When Ali Agjca attempted to assassinate John Paul on May 13th, 1981, I suspect this was an attempt to undercut not just his papacy, but some of the spiritual authority Fatima had given the papacy. If Mary couldn’t protect the Pope, as the third secret prophesied, it would have been a major hit to pious Catholics. That it didn’t turn out that way was a major hit to communism. John Paul lived and the Iron Curtain fell. Mary triumphed against communist Russia without another shot being fired. Instead, those shots were once again fired in Medjugorge.

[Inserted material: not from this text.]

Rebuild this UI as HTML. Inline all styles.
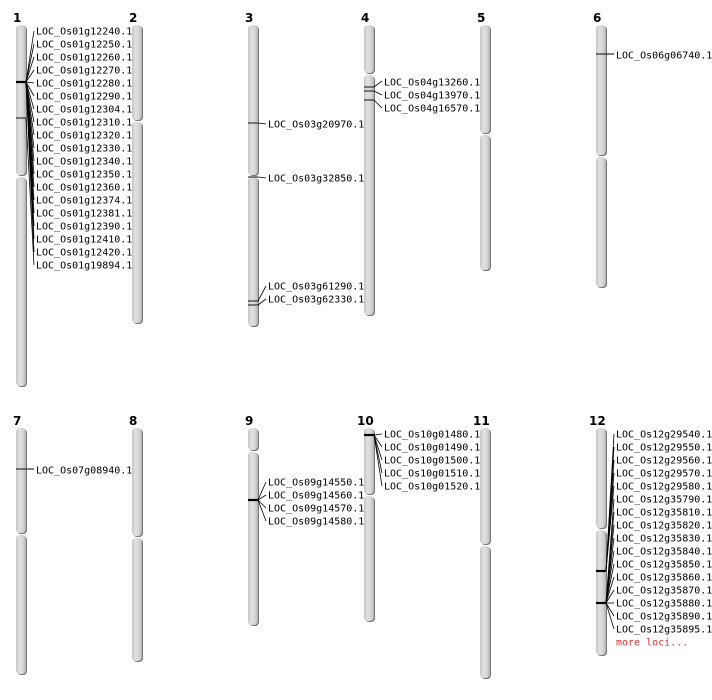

Maybe it’s because the message of Medjugorge is not always about conversion to Catholicism that the Papacy is disinclined to take these visions seriously. The Vatican is wrong. They need to take these visions very seriously because they are missing the point. Mary is not talking about a conversion to a set of religious beliefs or intellectualizations, she is talking about a conversion of the heart. The very same conversion Jesus came to show us. She is talking about the power of love. That power is not bound in any dogma. It’s boundaries are self imposed by love’s very nature and those boundaries are much more open than those of religious dogma.

If Fatima was about Mary’s view of communist Russia as the biggest threat to individual freedom and love in the twentieth century, Medjugorge is about the biggest threat in the twenty first century. That threat is religious dogmatism and that threat is as much a core part of Catholicism as it is in the Islamic or Christian evangelical movements.

This may be a message the Vatican does not want to hear. I admit Fatima is a much more Vatican friendly message. Unfortunately for Benedict, Fatima is a finished message. Medjugorge is not.